Pajamas Media’s excellent Michael J. Totten, a foreign correspondent who finances his adventures through reader contributions, has perhaps made the most important comment so far on what is happening in Egypt:



All this talk about whether democracy in Egypt will be a good thing or a bad thing just goes to show how misunderstood the word democracy is. Democracy refers not so much to elections but to liberalism in the general sense of the word.



If Egyptians elect the Muslim Brotherhood in a free and fair election, and the Muslim Brotherhood then rigs or even cancels every election that follows, Egypt will not be in any way shape or form a democracy. It will be a dictatorship that happened to have an election.



Mature liberal democracies have checks and balances, the separation of powers, equal rights for minorities, restrictions on the power and reach of the victors, and guarantees that those who lose will not be persecuted.



The Arab world doesn’t need a one-time plebiscite on whom the next tyrant is going to be. It needs liberalism. Egypt won’t get it from the Muslim Brotherhood, nor was Egypt ever going to get it from Hosni Mubarak.


Charles Krauthammer writes today about the same dilemma, noting that as exhilarating as revolution can be and as desirable as elections are, in the Middle East they have too often ended in tyranny:



This is why our paramount moral and strategic interest in Egypt is real democracy in which power does not devolve to those who believe in one man, one vote, one time. That would be Egypt’s fate should the Muslim Brotherhood prevail. That was the fate of Gaza, now under the brutal thumb of Hamas, a Palestinian wing (see Article 2 of Hamas’s founding covenant) of the Muslim Brotherhood.



We are told by sage Western analysts not to worry about the Brotherhood because it probably commands only about 30 percent of the vote. This is reassurance? In a country where the secular democratic opposition is weak and fractured after decades of persecution, any Islamist party commanding a third of the vote rules the country.

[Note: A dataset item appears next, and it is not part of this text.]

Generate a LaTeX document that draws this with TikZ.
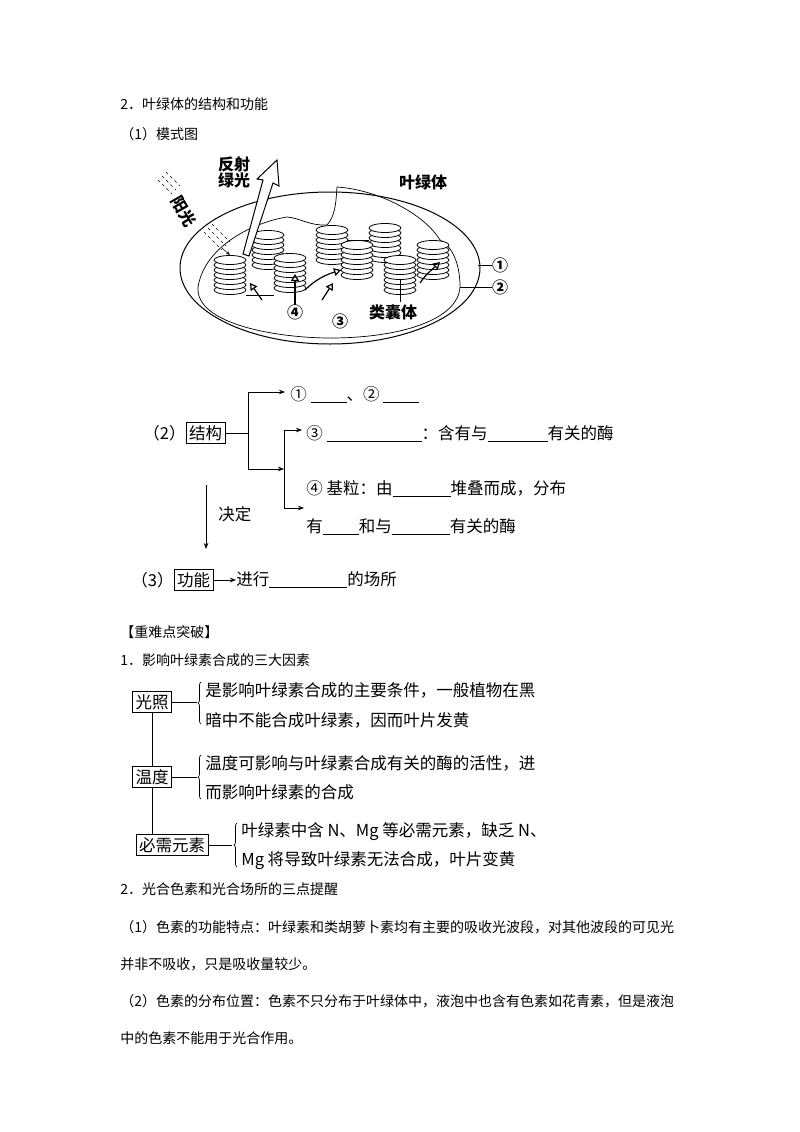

Elections will be held. The primary U.S. objective is to guide a transition period that gives secular democrats a chance.


Krauthammer says that Mohamed ElBaradei, who covered for Iran when he was the U.N.’s atomic weapons inspector (and, as if that isn’t bad enough: he also has a Nobel Prize), would be a disaster. But there is one institution that holds hope:



The Egyptian military, on the other hand, is the most stable and important institution in the country. It is Western-oriented and rightly suspicious of the Brotherhood. And it is widely respected, carrying the prestige of the 1952 Free Officers Movement that overthrew the monarchy and the 1973 October War that restored Egyptian pride along with the Sinai.



The military is the best vehicle for guiding the country to free elections over the coming months. Whether it does so with Mubarak at the top, or with Vice President Omar Suleiman or perhaps with some technocrat who arouses no ire among the demonstrators, matters not to us. If the army calculates that sacrificing Mubarak (through exile) will satisfy the opposition and end the unrest, so be it.


To repeat: Revolutions often end badly. One reason they do so is that the left is sentimental about uprisings, and the other reason is that non-democratic forces often use the chaos to gain power. Add to that the sentimentalists veer left and are willing to overlook the dictatorial aspects of groups such as the Muslim Brotherhood. There were two sentimentalists on TV last night, one complaining that the top Egyptian army officials have “big houses,” and the other ecstatic about the dangerous ElBaradei.


She mentioned several times that ElBaradei had been a suave bureaucrat in Europe but had ripped off his tie and was now wearing a leather jacket in the streets of Cairo. She mentioned the jacket more than once. This passes for thinking on the left today: Cool jacket, Mr.  ElBaradei, want to lead the revolution? Hey, I’ll bet Robespierre had some cool duds too. Is our White House able to resist this kind of thinking?